> **EXERCISE DESCRIPTION**
Start at the line that contains "Generate a Python script that draws this with seaborn", stop at the line that contains "# ------------------- ESTILO", and repeat every line in that span, those two included, with no pictures.

Lines of data

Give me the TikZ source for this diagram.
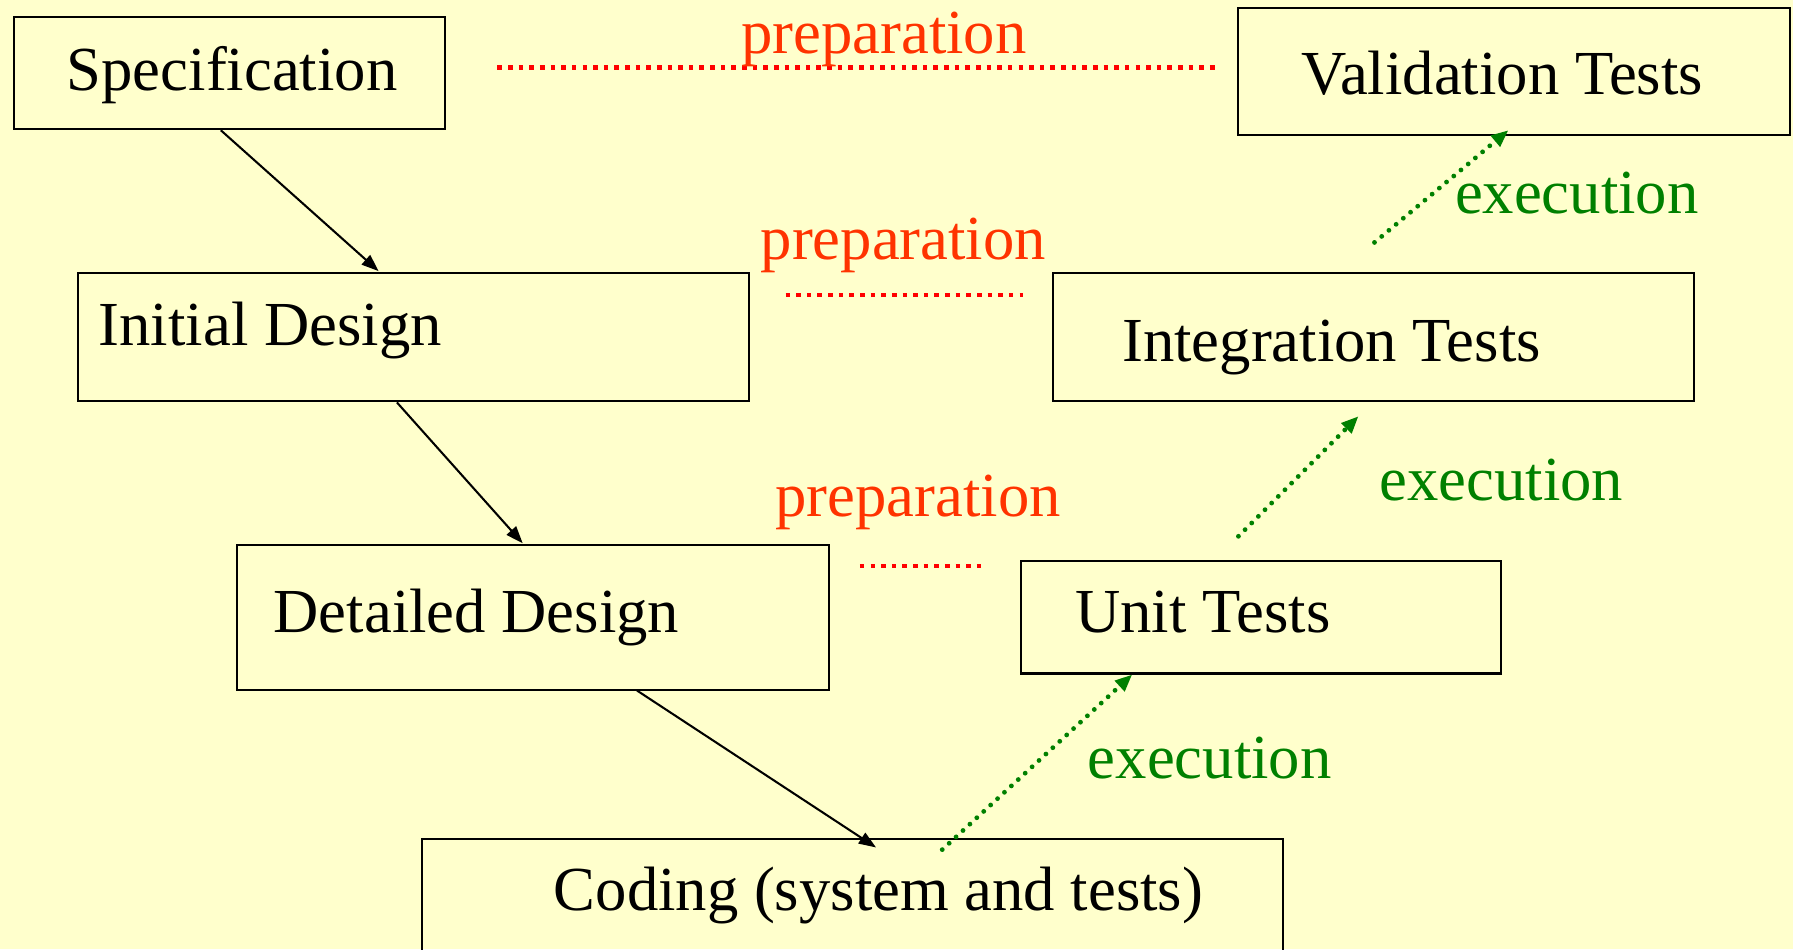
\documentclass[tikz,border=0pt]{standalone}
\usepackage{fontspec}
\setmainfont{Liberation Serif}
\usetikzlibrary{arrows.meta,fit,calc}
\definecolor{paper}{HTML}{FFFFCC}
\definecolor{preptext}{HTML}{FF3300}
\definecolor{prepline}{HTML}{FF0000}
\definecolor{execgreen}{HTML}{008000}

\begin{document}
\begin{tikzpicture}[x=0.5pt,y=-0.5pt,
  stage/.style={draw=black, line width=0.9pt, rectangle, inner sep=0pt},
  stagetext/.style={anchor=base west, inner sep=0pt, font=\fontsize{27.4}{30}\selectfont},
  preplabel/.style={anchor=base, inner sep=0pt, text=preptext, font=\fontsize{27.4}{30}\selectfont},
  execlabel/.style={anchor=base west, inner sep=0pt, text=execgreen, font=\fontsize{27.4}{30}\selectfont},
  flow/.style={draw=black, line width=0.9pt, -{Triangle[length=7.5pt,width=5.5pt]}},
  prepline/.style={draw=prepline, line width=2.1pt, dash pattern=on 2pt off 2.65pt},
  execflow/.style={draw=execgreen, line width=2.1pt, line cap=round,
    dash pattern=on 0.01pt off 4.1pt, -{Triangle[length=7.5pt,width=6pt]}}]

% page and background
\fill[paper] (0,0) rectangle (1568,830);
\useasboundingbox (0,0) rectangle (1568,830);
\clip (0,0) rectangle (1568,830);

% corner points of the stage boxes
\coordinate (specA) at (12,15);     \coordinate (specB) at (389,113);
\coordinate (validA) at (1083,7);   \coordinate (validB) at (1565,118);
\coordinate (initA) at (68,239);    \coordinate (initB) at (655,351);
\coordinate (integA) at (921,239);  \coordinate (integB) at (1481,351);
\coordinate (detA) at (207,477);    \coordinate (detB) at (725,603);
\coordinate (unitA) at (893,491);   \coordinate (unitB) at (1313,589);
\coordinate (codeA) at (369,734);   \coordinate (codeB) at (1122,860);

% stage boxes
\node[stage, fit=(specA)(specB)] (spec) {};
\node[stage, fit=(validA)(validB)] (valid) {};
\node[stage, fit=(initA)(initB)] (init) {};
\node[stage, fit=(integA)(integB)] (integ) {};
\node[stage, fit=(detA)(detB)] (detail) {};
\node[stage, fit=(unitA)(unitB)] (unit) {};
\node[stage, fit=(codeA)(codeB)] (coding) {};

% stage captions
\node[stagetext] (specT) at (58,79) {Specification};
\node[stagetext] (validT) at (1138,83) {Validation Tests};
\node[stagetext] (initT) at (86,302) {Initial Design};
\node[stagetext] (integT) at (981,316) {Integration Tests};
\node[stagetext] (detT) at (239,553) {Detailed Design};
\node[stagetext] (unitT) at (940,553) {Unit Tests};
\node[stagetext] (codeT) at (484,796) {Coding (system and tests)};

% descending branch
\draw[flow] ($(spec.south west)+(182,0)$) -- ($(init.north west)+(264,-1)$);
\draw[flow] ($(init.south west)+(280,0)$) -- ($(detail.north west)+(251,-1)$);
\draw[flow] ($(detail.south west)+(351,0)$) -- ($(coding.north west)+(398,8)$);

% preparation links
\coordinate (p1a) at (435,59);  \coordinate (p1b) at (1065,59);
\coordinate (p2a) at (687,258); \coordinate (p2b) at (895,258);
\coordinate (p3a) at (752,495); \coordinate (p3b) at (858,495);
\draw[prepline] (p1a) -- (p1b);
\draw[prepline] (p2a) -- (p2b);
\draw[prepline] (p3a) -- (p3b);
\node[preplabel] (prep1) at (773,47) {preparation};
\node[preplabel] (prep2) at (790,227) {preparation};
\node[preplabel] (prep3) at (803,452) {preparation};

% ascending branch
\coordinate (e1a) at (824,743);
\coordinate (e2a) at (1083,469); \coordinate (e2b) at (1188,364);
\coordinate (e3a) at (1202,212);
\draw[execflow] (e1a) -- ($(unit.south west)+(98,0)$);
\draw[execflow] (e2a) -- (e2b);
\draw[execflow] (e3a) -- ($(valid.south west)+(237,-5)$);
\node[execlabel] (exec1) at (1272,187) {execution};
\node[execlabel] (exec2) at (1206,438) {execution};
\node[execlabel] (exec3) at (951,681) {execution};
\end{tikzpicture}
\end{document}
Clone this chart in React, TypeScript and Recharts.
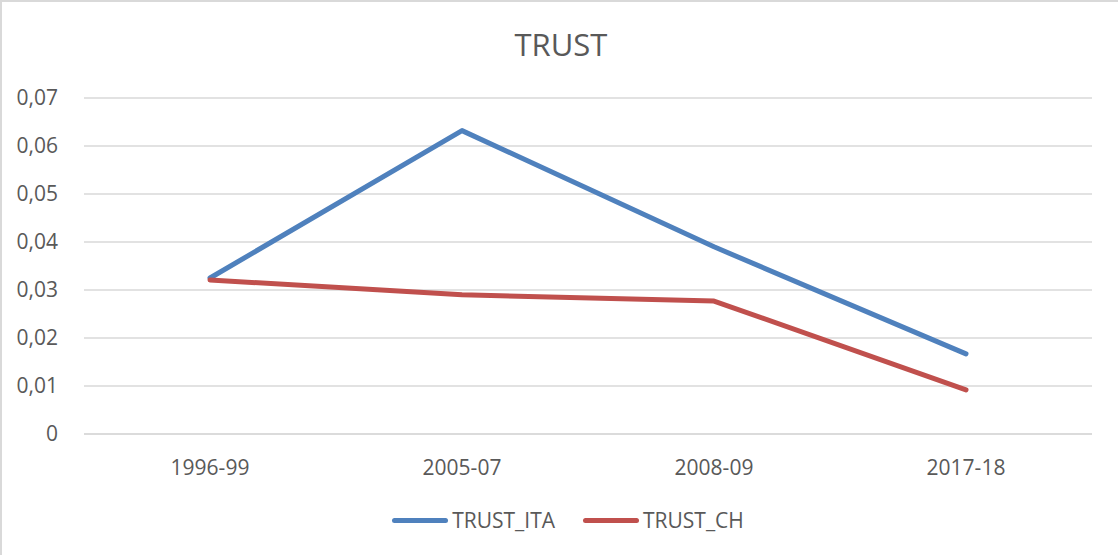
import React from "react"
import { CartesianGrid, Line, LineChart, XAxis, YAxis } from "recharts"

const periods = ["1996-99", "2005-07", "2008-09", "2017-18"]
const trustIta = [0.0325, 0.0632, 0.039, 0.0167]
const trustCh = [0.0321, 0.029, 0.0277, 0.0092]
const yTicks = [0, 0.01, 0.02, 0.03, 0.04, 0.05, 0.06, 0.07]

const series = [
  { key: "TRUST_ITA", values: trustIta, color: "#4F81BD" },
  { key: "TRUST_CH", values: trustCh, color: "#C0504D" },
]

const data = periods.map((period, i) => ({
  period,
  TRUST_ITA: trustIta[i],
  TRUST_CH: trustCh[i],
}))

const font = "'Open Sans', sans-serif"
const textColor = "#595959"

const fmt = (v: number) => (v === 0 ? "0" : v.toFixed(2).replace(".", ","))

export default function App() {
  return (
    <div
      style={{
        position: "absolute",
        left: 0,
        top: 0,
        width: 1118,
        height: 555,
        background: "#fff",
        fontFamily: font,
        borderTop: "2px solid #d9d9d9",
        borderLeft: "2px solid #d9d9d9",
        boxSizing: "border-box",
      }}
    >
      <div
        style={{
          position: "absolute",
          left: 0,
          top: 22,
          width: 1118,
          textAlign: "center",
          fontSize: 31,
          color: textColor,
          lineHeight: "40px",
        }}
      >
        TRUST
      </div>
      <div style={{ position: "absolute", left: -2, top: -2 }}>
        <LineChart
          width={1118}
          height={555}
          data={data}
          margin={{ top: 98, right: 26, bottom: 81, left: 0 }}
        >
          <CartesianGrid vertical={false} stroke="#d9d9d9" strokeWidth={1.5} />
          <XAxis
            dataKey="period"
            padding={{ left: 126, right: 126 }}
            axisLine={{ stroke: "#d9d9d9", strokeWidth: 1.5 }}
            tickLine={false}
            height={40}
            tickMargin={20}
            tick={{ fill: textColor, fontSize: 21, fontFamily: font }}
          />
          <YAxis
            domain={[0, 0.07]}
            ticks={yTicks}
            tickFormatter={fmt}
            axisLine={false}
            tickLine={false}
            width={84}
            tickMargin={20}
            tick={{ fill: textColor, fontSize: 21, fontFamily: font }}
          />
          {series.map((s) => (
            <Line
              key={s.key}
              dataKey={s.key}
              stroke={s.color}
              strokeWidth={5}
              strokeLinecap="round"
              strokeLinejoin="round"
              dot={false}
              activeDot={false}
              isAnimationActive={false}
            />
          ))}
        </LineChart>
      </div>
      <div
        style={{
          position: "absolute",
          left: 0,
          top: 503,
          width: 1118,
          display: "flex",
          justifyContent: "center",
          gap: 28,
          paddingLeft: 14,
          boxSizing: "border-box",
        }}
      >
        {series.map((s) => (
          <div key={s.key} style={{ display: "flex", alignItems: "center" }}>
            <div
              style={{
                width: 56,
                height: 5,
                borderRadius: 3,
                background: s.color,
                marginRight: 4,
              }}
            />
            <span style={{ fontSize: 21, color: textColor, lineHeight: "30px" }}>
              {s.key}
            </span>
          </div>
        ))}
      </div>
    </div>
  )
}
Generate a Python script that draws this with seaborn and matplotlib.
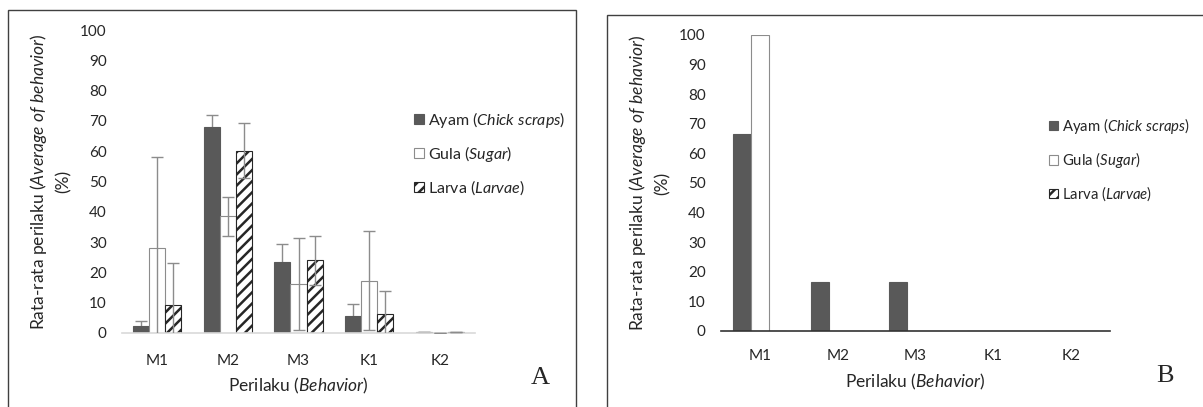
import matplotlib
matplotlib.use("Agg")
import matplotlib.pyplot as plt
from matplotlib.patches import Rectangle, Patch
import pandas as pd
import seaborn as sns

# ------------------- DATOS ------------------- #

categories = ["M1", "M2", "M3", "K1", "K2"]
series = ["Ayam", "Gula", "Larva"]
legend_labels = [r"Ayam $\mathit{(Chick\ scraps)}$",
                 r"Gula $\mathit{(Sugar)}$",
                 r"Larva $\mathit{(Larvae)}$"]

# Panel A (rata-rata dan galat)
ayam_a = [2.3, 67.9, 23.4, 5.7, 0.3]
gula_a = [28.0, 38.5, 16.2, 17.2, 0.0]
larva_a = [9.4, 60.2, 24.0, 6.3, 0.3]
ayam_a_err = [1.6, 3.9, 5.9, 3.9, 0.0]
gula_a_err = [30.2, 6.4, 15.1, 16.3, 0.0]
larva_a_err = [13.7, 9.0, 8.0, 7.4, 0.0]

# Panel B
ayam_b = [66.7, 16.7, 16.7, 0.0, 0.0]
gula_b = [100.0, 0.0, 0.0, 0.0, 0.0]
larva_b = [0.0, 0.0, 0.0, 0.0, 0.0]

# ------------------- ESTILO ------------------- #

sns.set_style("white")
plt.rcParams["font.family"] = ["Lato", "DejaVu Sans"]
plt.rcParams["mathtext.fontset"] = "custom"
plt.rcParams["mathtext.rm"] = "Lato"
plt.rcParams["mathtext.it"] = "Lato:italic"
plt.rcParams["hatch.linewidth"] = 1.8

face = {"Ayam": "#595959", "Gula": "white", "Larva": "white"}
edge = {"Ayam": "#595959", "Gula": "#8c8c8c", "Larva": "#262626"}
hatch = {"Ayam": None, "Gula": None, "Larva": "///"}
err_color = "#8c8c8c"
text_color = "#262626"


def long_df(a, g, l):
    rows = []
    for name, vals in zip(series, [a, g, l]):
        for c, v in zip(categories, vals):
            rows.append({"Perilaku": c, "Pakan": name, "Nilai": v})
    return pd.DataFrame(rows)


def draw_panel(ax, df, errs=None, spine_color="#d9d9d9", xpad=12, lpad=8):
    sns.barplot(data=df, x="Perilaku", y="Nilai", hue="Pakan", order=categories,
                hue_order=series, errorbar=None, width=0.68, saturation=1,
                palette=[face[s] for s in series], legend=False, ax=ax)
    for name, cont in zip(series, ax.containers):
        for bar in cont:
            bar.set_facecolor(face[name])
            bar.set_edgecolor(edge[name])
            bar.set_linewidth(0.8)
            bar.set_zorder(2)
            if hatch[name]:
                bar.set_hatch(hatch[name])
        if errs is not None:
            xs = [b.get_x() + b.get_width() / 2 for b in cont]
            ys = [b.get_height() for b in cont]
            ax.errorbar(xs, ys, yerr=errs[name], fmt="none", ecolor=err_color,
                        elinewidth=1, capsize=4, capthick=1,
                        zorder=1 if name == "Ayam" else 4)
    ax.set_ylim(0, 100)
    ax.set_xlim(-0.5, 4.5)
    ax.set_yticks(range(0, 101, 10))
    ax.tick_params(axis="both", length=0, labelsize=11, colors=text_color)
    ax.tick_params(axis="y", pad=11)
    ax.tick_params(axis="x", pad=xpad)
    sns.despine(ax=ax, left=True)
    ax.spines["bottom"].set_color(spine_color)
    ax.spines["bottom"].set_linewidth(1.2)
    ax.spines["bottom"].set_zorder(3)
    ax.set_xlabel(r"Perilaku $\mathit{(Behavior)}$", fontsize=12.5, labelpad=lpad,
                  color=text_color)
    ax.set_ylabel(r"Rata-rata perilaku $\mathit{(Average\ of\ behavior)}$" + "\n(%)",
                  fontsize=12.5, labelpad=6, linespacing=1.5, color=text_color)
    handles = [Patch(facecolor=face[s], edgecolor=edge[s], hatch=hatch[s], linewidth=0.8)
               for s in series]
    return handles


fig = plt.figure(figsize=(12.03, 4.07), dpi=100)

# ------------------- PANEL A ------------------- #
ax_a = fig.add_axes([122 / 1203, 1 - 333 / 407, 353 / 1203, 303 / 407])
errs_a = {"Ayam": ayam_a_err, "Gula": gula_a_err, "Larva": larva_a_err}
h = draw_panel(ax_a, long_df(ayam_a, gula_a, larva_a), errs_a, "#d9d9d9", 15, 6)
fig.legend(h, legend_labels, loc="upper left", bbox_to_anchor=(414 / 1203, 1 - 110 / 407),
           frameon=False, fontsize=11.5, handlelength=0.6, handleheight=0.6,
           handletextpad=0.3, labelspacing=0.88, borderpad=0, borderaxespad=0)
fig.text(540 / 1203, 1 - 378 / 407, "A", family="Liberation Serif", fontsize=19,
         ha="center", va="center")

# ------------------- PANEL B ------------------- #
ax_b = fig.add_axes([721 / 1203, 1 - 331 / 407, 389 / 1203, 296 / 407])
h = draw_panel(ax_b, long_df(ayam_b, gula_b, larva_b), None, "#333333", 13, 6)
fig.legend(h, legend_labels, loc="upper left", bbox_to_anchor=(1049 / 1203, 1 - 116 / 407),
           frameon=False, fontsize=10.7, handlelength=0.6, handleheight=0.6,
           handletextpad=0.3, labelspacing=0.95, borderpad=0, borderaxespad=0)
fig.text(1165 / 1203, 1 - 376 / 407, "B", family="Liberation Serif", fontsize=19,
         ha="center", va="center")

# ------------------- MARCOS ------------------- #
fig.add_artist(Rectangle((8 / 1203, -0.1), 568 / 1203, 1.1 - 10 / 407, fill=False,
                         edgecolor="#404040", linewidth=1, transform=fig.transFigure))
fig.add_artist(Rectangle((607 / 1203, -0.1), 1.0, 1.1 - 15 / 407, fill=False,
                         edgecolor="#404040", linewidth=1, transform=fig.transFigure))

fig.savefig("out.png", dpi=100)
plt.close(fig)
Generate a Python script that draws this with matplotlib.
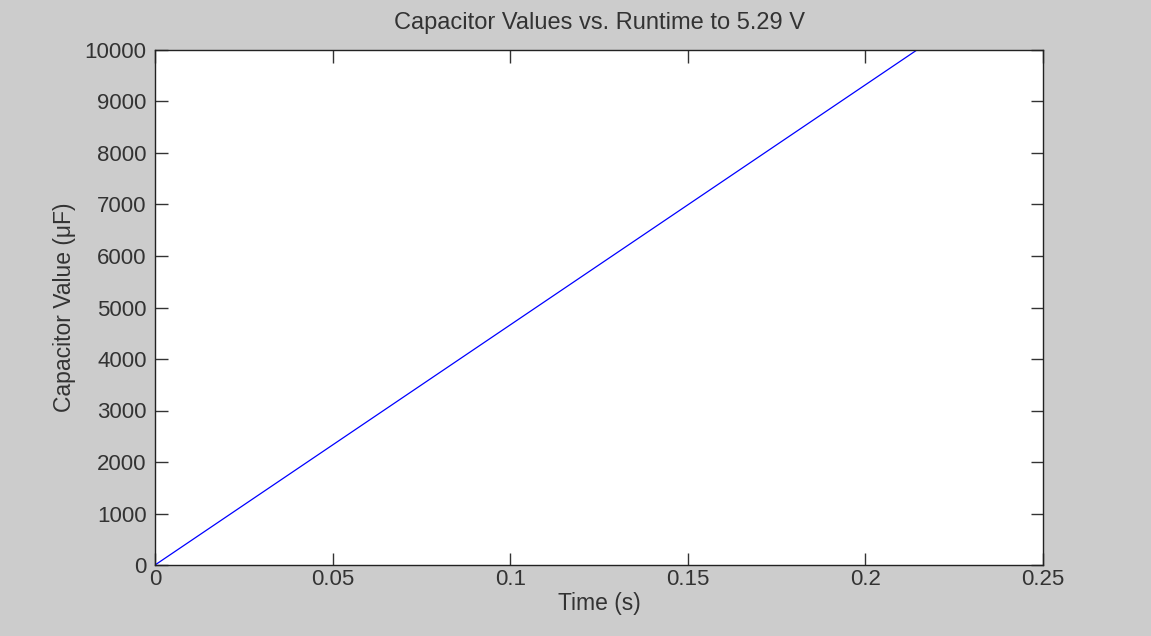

> **WRITTEN ANSWER**
Generate a Python script that draws this with seaborn and matplotlib.
import matplotlib
matplotlib.use("Agg")
import matplotlib.pyplot as plt
from matplotlib.patches import Rectangle, Patch
import pandas as pd
import seaborn as sns

# ------------------- DATOS ------------------- #

categories = ["M1", "M2", "M3", "K1", "K2"]
series = ["Ayam", "Gula", "Larva"]
legend_labels = [r"Ayam $\mathit{(Chick\ scraps)}$",
                 r"Gula $\mathit{(Sugar)}$",
                 r"Larva $\mathit{(Larvae)}$"]

# Panel A (rata-rata dan galat)
ayam_a = [2.3, 67.9, 23.4, 5.7, 0.3]
gula_a = [28.0, 38.5, 16.2, 17.2, 0.0]
larva_a = [9.4, 60.2, 24.0, 6.3, 0.3]
ayam_a_err = [1.6, 3.9, 5.9, 3.9, 0.0]
gula_a_err = [30.2, 6.4, 15.1, 16.3, 0.0]
larva_a_err = [13.7, 9.0, 8.0, 7.4, 0.0]

# Panel B
ayam_b = [66.7, 16.7, 16.7, 0.0, 0.0]
gula_b = [100.0, 0.0, 0.0, 0.0, 0.0]
larva_b = [0.0, 0.0, 0.0, 0.0, 0.0]

# ------------------- ESTILO ------------------- #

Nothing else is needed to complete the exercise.